--- Start of Recorded information ---

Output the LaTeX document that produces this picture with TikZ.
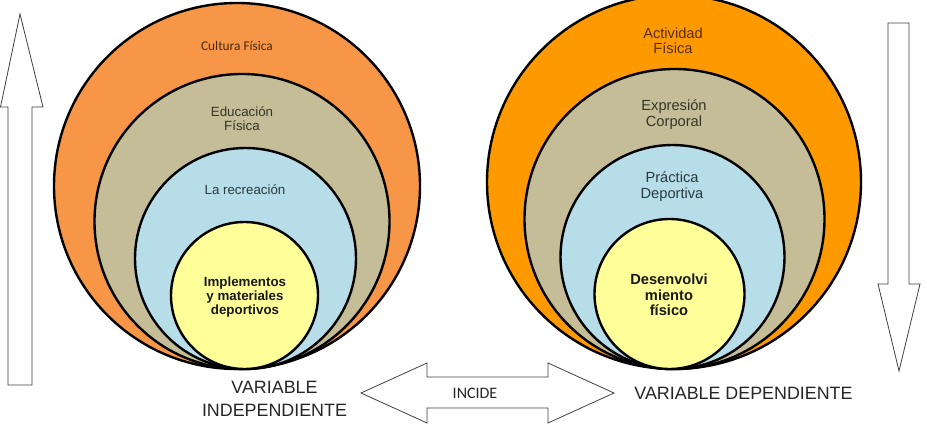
\documentclass[tikz,border=0pt]{standalone}
\usepackage{fontspec}
\setmainfont{Liberation Sans}
\newfontfamily\calibrifont{Carlito}
\usetikzlibrary{positioning}
\definecolor{corange}{HTML}{F79646}
\definecolor{cdorange}{HTML}{FF9900}
\definecolor{ctan}{HTML}{C4BD97}
\definecolor{cblue}{HTML}{B7DDE8}
\definecolor{cyellow}{HTML}{FFFF99}
\definecolor{cbrown}{HTML}{4A2A10}
\definecolor{cdbrown}{HTML}{5A2E00}
\definecolor{cgrey}{HTML}{37342A}
\definecolor{cteal}{HTML}{2A3A42}
\tikzset{
  every picture/.style={line width=1.8pt},
  ring/.style={circle, draw=black, fill=#1, inner sep=0pt},
  lbl/.style={align=center, font=\fontsize{10}{10.7}\selectfont, text=#1},
  lbl/.default=cgrey,
  rlbl/.style={align=center, font=\fontsize{11}{11.5}\selectfont, text=#1},
  rlbl/.default=cgrey,
  core/.style={align=center, font=\bfseries\fontsize{10}{10.5}\selectfont, text=black!90},
  blockarrow/.style={draw=black!75, line width=0.6pt, fill=white},
  varlbl/.style={align=center, font=\fontsize{13.4}{17.3}\selectfont, text=black!85},
}

\begin{document}
\begin{tikzpicture}[x=0.75pt, y=-0.75pt]
  \useasboundingbox (0,0) rectangle (927,428);
  % variable independiente
  \node[ring=corange, minimum size=274.5pt] (cultura) at (237,186) {};
  \node[ring=ctan, minimum size=221.25pt] (educacion) at (242,221.5) {};
  \node[ring=cblue, minimum size=165.75pt] (recreacion) at (245.5,258.5) {};
  \node[ring=cyellow, minimum size=110.25pt] (implementos) at (244.5,295.5) {};
  \node[lbl=cbrown, font=\calibrifont\fontsize{10}{11}\selectfont] (tcultura) at (237,46) {Cultura Física};
  \node[lbl] (teducacion) at (242,119) {Educación\\Física};
  \node[lbl=cteal] (trecreacion) at (245,190) {La recreación};
  \node[core] (timplementos) at (245,297) {Implementos\\y materiales\\deportivos};
  % variable dependiente
  \node[ring=cdorange, minimum size=280.5pt] (actividad) at (674,182) {};
  \node[ring=ctan, minimum size=225pt] (expresion) at (674.5,219) {};
  \node[ring=cblue, minimum size=168pt] (practica) at (672.5,257) {};
  \node[ring=cyellow, minimum size=112.5pt] (desenvolvimiento) at (669.5,294) {};
  \node[rlbl=cdbrown] (tactividad) at (673,41) {Actividad\\Física};
  \node[rlbl] (texpresion) at (674,114.5) {Expresión\\Corporal};
  \node[rlbl=cteal] (tpractica) at (672,186.5) {Práctica\\Deportiva};
  \node[core, font=\bfseries\fontsize{11}{11.5}\selectfont] (tdesenvolvimiento) at (669,295) {Desenvolvi\\miento\\físico};
  % flechas
  \draw[blockarrow] (8,385) -- (8,107) -- (0.5,107) -- (20,14) -- (43,107) -- (32,107) -- (32,385) -- cycle;
  \draw[blockarrow] (888,23) -- (888,284) -- (878,284) -- (899,371) -- (920,284) -- (909,284) -- (909,23) -- cycle;
  \draw[blockarrow] (361,393) -- (427,363) -- (427,377) -- (548,377) -- (548,363) -- (614,393)
    -- (548,423) -- (548,408) -- (427,408) -- (427,423) -- cycle;
  \node[font=\calibrifont\fontsize{12}{13}\selectfont, text=black!85] (incide) at (475,393) {INCIDE};
  \node[varlbl] (independiente) at (274.5,398.5) {VARIABLE\\INDEPENDIENTE};
  \node[varlbl] (dependiente) at (743.5,393) {VARIABLE DEPENDIENTE};
\end{tikzpicture}
\end{document}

--- End of Recorded information ---

Without the pictures, print the whole listing exactly as given.

Problem solution ::
Output the LaTeX document that produces this picture with TikZ.
\documentclass[tikz,border=0pt]{standalone}
\usepackage{fontspec}
\setmainfont{Liberation Sans}
\newfontfamily\calibrifont{Carlito}
\usetikzlibrary{positioning}
\definecolor{corange}{HTML}{F79646}
\definecolor{cdorange}{HTML}{FF9900}
\definecolor{ctan}{HTML}{C4BD97}
\definecolor{cblue}{HTML}{B7DDE8}
\definecolor{cyellow}{HTML}{FFFF99}
\definecolor{cbrown}{HTML}{4A2A10}
\definecolor{cdbrown}{HTML}{5A2E00}
\definecolor{cgrey}{HTML}{37342A}
\definecolor{cteal}{HTML}{2A3A42}
\tikzset{
  every picture/.style={line width=1.8pt},
  ring/.style={circle, draw=black, fill=#1, inner sep=0pt},
  lbl/.style={align=center, font=\fontsize{10}{10.7}\selectfont, text=#1},
  lbl/.default=cgrey,
  rlbl/.style={align=center, font=\fontsize{11}{11.5}\selectfont, text=#1},
  rlbl/.default=cgrey,
  core/.style={align=center, font=\bfseries\fontsize{10}{10.5}\selectfont, text=black!90},
  blockarrow/.style={draw=black!75, line width=0.6pt, fill=white},
  varlbl/.style={align=center, font=\fontsize{13.4}{17.3}\selectfont, text=black!85},
}

\begin{document}
\begin{tikzpicture}[x=0.75pt, y=-0.75pt]
  \useasboundingbox (0,0) rectangle (927,428);
  % variable independiente
  \node[ring=corange, minimum size=274.5pt] (cultura) at (237,186) {};
  \node[ring=ctan, minimum size=221.25pt] (educacion) at (242,221.5) {};
  \node[ring=cblue, minimum size=165.75pt] (recreacion) at (245.5,258.5) {};
  \node[ring=cyellow, minimum size=110.25pt] (implementos) at (244.5,295.5) {};
  \node[lbl=cbrown, font=\calibrifont\fontsize{10}{11}\selectfont] (tcultura) at (237,46) {Cultura Física};
  \node[lbl] (teducacion) at (242,119) {Educación\\Física};
  \node[lbl=cteal] (trecreacion) at (245,190) {La recreación};
  \node[core] (timplementos) at (245,297) {Implementos\\y materiales\\deportivos};
  % variable dependiente
  \node[ring=cdorange, minimum size=280.5pt] (actividad) at (674,182) {};
  \node[ring=ctan, minimum size=225pt] (expresion) at (674.5,219) {};
  \node[ring=cblue, minimum size=168pt] (practica) at (672.5,257) {};
  \node[ring=cyellow, minimum size=112.5pt] (desenvolvimiento) at (669.5,294) {};
  \node[rlbl=cdbrown] (tactividad) at (673,41) {Actividad\\Física};
  \node[rlbl] (texpresion) at (674,114.5) {Expresión\\Corporal};
  \node[rlbl=cteal] (tpractica) at (672,186.5) {Práctica\\Deportiva};
  \node[core, font=\bfseries\fontsize{11}{11.5}\selectfont] (tdesenvolvimiento) at (669,295) {Desenvolvi\\miento\\físico};
  % flechas
  \draw[blockarrow] (8,385) -- (8,107) -- (0.5,107) -- (20,14) -- (43,107) -- (32,107) -- (32,385) -- cycle;
  \draw[blockarrow] (888,23) -- (888,284) -- (878,284) -- (899,371) -- (920,284) -- (909,284) -- (909,23) -- cycle;
  \draw[blockarrow] (361,393) -- (427,363) -- (427,377) -- (548,377) -- (548,363) -- (614,393)
    -- (548,423) -- (548,408) -- (427,408) -- (427,423) -- cycle;
  \node[font=\calibrifont\fontsize{12}{13}\selectfont, text=black!85] (incide) at (475,393) {INCIDE};
  \node[varlbl] (independiente) at (274.5,398.5) {VARIABLE\\INDEPENDIENTE};
  \node[varlbl] (dependiente) at (743.5,393) {VARIABLE DEPENDIENTE};
\end{tikzpicture}
\end{document}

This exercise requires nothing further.